▼▼▼

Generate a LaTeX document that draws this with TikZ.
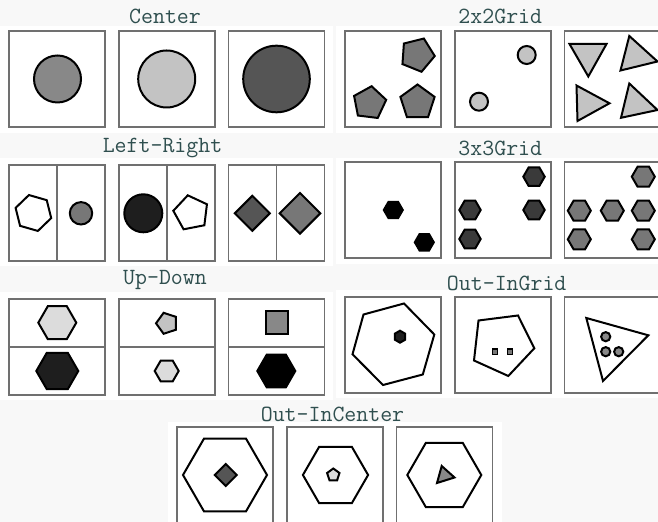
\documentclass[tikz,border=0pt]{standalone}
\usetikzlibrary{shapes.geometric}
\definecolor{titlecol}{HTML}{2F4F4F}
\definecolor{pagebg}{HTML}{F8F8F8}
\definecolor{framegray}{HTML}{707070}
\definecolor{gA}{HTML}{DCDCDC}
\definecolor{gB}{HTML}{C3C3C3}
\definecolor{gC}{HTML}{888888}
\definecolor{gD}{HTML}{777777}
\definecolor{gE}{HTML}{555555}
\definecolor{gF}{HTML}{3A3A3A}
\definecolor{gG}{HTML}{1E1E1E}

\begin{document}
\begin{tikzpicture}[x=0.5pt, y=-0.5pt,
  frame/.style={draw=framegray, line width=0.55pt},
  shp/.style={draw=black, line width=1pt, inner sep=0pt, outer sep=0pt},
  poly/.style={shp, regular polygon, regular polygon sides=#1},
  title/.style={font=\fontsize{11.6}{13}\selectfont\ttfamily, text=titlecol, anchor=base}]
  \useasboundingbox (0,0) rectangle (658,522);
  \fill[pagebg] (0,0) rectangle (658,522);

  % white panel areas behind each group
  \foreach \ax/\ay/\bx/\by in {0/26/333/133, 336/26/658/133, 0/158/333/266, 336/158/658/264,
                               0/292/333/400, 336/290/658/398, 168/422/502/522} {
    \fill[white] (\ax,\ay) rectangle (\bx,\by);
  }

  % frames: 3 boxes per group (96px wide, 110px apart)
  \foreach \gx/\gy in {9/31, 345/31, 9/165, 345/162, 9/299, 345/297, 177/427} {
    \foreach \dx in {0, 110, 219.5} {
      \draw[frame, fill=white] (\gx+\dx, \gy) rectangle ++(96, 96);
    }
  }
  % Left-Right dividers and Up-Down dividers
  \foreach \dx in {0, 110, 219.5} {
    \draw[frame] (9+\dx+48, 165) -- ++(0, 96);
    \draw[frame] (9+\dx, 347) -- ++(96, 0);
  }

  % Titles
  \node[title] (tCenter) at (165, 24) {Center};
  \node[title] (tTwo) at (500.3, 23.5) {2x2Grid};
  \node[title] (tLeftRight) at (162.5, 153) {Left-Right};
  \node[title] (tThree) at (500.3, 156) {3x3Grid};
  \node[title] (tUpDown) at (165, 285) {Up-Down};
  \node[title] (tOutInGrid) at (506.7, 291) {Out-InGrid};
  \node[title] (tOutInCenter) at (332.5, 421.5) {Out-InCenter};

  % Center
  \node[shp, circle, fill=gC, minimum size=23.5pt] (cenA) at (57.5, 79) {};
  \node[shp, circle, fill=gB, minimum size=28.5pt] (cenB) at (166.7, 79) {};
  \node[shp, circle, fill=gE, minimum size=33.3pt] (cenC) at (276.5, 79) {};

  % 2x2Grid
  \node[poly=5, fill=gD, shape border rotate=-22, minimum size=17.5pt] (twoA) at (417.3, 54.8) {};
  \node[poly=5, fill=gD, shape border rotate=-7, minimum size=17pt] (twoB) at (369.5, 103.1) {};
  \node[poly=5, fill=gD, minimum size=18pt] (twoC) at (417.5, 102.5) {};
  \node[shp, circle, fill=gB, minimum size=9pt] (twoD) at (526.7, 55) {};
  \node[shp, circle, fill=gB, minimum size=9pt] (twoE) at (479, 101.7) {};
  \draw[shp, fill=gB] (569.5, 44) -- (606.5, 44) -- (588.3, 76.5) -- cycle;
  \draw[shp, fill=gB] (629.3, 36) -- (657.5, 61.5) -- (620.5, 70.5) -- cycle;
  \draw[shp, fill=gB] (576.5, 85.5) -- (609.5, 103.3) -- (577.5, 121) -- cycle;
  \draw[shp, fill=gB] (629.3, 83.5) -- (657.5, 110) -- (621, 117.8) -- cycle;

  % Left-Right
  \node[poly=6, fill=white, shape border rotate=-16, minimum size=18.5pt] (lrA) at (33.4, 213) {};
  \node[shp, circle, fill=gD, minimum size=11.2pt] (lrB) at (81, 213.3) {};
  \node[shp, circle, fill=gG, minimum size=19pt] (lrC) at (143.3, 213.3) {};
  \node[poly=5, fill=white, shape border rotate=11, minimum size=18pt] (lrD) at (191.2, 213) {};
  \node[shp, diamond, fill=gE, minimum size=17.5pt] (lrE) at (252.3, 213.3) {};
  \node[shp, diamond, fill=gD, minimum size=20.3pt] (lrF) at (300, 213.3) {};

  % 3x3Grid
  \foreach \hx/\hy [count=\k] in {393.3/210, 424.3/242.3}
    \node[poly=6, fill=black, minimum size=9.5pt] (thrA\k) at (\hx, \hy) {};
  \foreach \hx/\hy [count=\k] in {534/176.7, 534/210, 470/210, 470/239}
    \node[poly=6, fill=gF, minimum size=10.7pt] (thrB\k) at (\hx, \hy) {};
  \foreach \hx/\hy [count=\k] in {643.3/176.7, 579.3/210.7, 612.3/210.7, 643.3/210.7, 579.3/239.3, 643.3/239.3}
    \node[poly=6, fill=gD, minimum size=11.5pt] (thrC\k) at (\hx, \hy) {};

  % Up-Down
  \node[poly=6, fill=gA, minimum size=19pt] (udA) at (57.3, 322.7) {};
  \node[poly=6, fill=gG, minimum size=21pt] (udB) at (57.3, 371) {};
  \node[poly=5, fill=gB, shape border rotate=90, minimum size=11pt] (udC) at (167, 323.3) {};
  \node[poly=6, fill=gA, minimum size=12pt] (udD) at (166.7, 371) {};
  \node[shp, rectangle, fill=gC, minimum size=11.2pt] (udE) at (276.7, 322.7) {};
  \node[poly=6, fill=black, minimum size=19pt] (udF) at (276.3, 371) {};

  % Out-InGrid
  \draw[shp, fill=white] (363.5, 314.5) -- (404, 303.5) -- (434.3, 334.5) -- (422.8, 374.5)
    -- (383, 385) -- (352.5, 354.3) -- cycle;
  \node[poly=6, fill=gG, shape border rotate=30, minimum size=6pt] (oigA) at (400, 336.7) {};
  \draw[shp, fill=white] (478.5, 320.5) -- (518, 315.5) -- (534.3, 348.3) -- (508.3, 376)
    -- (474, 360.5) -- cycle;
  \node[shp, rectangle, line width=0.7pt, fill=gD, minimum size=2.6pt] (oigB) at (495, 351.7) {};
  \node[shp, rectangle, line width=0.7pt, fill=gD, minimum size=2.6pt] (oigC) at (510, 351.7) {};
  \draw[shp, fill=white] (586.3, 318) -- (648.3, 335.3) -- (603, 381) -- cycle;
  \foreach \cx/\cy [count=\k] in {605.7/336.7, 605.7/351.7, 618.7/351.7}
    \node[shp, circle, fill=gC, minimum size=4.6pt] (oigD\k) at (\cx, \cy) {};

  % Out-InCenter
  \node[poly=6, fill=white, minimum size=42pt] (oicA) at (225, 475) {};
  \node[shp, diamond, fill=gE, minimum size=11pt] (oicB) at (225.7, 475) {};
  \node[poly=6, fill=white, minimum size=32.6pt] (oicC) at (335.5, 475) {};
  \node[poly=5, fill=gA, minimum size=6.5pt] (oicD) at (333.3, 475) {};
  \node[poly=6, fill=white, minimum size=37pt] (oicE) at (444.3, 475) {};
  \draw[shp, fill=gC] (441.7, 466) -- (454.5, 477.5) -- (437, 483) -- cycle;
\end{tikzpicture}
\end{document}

▲▲▲

## Problem requirements
Transcribe exactly, with no pictures, the lines running from the first line of the material through the line holding "circle, fill=gE, minimum".

## The reply
Generate a LaTeX document that draws this with TikZ.
\documentclass[tikz,border=0pt]{standalone}
\usetikzlibrary{shapes.geometric}
\definecolor{titlecol}{HTML}{2F4F4F}
\definecolor{pagebg}{HTML}{F8F8F8}
\definecolor{framegray}{HTML}{707070}
\definecolor{gA}{HTML}{DCDCDC}
\definecolor{gB}{HTML}{C3C3C3}
\definecolor{gC}{HTML}{888888}
\definecolor{gD}{HTML}{777777}
\definecolor{gE}{HTML}{555555}
\definecolor{gF}{HTML}{3A3A3A}
\definecolor{gG}{HTML}{1E1E1E}

\begin{document}
\begin{tikzpicture}[x=0.5pt, y=-0.5pt,
  frame/.style={draw=framegray, line width=0.55pt},
  shp/.style={draw=black, line width=1pt, inner sep=0pt, outer sep=0pt},
  poly/.style={shp, regular polygon, regular polygon sides=#1},
  title/.style={font=\fontsize{11.6}{13}\selectfont\ttfamily, text=titlecol, anchor=base}]
  \useasboundingbox (0,0) rectangle (658,522);
  \fill[pagebg] (0,0) rectangle (658,522);

  % white panel areas behind each group
  \foreach \ax/\ay/\bx/\by in {0/26/333/133, 336/26/658/133, 0/158/333/266, 336/158/658/264,
                               0/292/333/400, 336/290/658/398, 168/422/502/522} {
    \fill[white] (\ax,\ay) rectangle (\bx,\by);
  }

  % frames: 3 boxes per group (96px wide, 110px apart)
  \foreach \gx/\gy in {9/31, 345/31, 9/165, 345/162, 9/299, 345/297, 177/427} {
    \foreach \dx in {0, 110, 219.5} {
      \draw[frame, fill=white] (\gx+\dx, \gy) rectangle ++(96, 96);
    }
  }
  % Left-Right dividers and Up-Down dividers
  \foreach \dx in {0, 110, 219.5} {
    \draw[frame] (9+\dx+48, 165) -- ++(0, 96);
    \draw[frame] (9+\dx, 347) -- ++(96, 0);
  }

  % Titles
  \node[title] (tCenter) at (165, 24) {Center};
  \node[title] (tTwo) at (500.3, 23.5) {2x2Grid};
  \node[title] (tLeftRight) at (162.5, 153) {Left-Right};
  \node[title] (tThree) at (500.3, 156) {3x3Grid};
  \node[title] (tUpDown) at (165, 285) {Up-Down};
  \node[title] (tOutInGrid) at (506.7, 291) {Out-InGrid};
  \node[title] (tOutInCenter) at (332.5, 421.5) {Out-InCenter};

  % Center
  \node[shp, circle, fill=gC, minimum size=23.5pt] (cenA) at (57.5, 79) {};
  \node[shp, circle, fill=gB, minimum size=28.5pt] (cenB) at (166.7, 79) {};
  \node[shp, circle, fill=gE, minimum size=33.3pt] (cenC) at (276.5, 79) {};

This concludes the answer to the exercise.